#1
I just got the offer to buy one of these in acceptable condition for $115. Has anyone else played one of the goth series Les Paul's and how do they compare to a regular Epiphone Les Paul Studio. Has anyone noticed much difference. I am looking to use it just when I play gigs at a few select venues where security is lax and I have already seen some damage to my Gibson Les Paul. Let me know what you think.
#2
There are occasional quality control issues with the Epi studio and goth, otherwise they are just as good as the Standard Epis. Swap the pups and you have a damn nice guitar for stage use.
#3
Quote by mindstealer
I just got the offer to buy one of these in acceptable condition for $115. Has anyone else played one of the goth series Les Paul's and how do they compare to a regular Epiphone Les Paul Studio. Has anyone noticed much difference. I am looking to use it just when I play gigs at a few select venues where security is lax and I have already seen some damage to my Gibson Les Paul. Let me know what you think.

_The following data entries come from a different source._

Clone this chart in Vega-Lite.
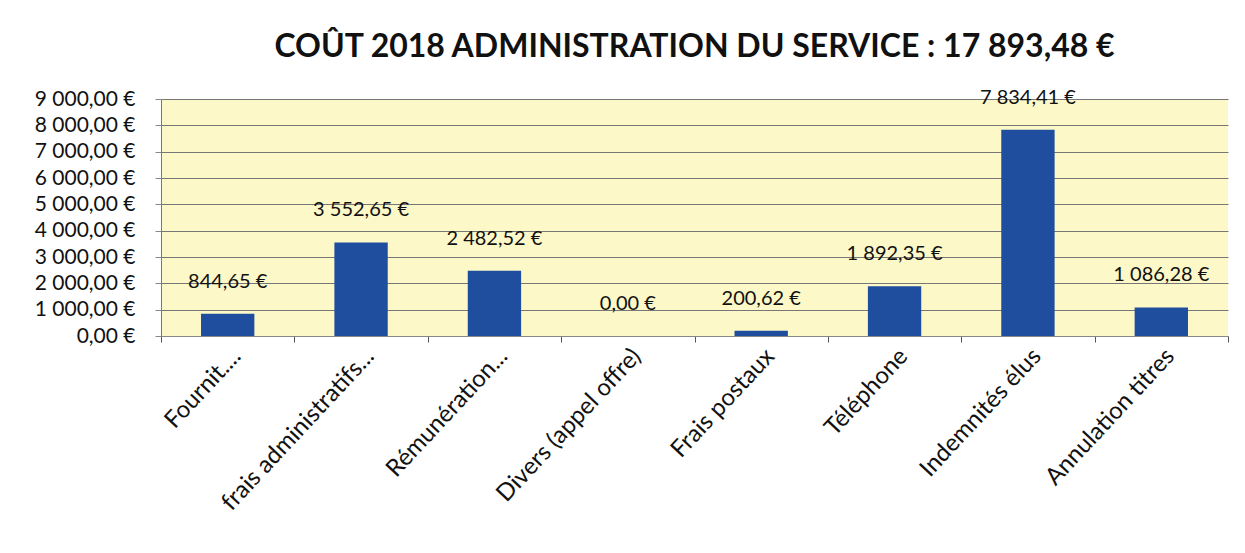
{
  "$schema": "https://vega.github.io/schema/vega-lite/v6.json",
  "width": 1067,
  "height": 237,
  "autosize": {"type": "none"},
  "padding": {"left": 161, "top": 99, "right": 17, "bottom": 217},
  "background": "white",
  "config": {
    "locale": {"number": {"decimal": ",", "thousands": " ", "grouping": [3], "currency": ["", " €"]}},
    "view": {"fill": "#FCF8C8", "stroke": null},
    "font": "Lato"
  },
  "title": {
    "text": "COÛT 2018 ADMINISTRATION DU SERVICE : 17 893,48 €",
    "fontSize": 32,
    "font": "Lato",
    "fontWeight": "bold",
    "color": "#111111",
    "anchor": "middle",
    "offset": 24
  },
  "data": {
    "values": [
      {"categorie": "Fournit....", "montant": 844.65},
      {"categorie": "frais administratifs...", "montant": 3552.65},
      {"categorie": "Rémunération...", "montant": 2482.52},
      {"categorie": "Divers (appel offre)", "montant": 0},
      {"categorie": "Frais postaux", "montant": 200.62},
      {"categorie": "Téléphone", "montant": 1892.35},
      {"categorie": "Indemnités élus", "montant": 7834.41},
      {"categorie": "Annulation titres", "montant": 1086.28}
    ]
  },
  "encoding": {
    "x": {
      "field": "categorie",
      "type": "nominal",
      "sort": null,
      "scale": {"paddingInner": 0, "paddingOuter": 0},
      "axis": {
        "title": null,
        "labelAngle": -47,
        "labelFontSize": 24,
        "labelColor": "#111111",
        "labelPadding": 2,
        "tickBand": "extent",
        "tickColor": "#555555",
        "tickSize": 6,
        "domainColor": "#888888",
        "labelAlign": "right",
        "labelBaseline": "top",
        "labelLimit": 400
      }
    },
    "y": {
      "field": "montant",
      "type": "quantitative",
      "scale": {"domain": [0, 9000], "nice": false},
      "axis": {
        "title": null,
        "values": [0, 1000, 2000, 3000, 4000, 5000, 6000, 7000, 8000, 9000],
        "format": "$,.2f",
        "labelFontSize": 21,
        "labelColor": "#111111",
        "labelPadding": 20,
        "tickColor": "#888888",
        "tickSize": 6,
        "domainColor": "#777777",
        "gridColor": "#777777",
        "gridWidth": 1
      }
    }
  },
  "layer": [
    {
      "mark": {"type": "bar", "width": {"band": 0.4}, "color": "#1F4E9E"}
    },
    {
      "mark": {"type": "text", "baseline": "bottom", "dy": -22, "fontSize": 20, "color": "#111111"},
      "encoding": {
        "text": {"field": "montant", "type": "quantitative", "format": "$,.2f"}
      }
    }
  ]
}
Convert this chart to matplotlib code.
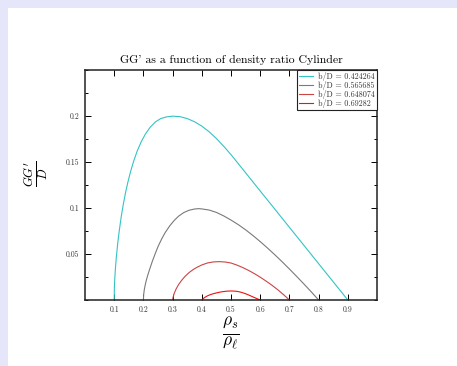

Very nice price! If you like the feel, get it. Also, the PUs can be updated if you're not too crazy about the tone, assuming you have a decent amp.

#4
Yeah I already have a pair of Seymour Duncan Alnico Pro II's that I was going to throw in. I never use stock pickups. I bought them for my other LP, but ended up throwing Gibson Burstbuckers in instead. I have a pretty good amp to run through. I mainly use my Marshall JCM800 when I am playing out. I am more concerned about the quality of tuners, bridge, etc. Any opinions.
#5
The hardware is not exactly great (the saddles have a lot of play and other minor issues). It's not too bad though, so usually you should be fine. The tuners look cheap, but they get the job done. Just keep the nut lubricated (use oil, graphit, etc.) and the guitar will stay in tune.
#7
The Goth I played was outclassed by other guitars in it's price range (namely Washburns) but for $115 I'd snatch that up in a second. IMO it's looks are worth that much alone.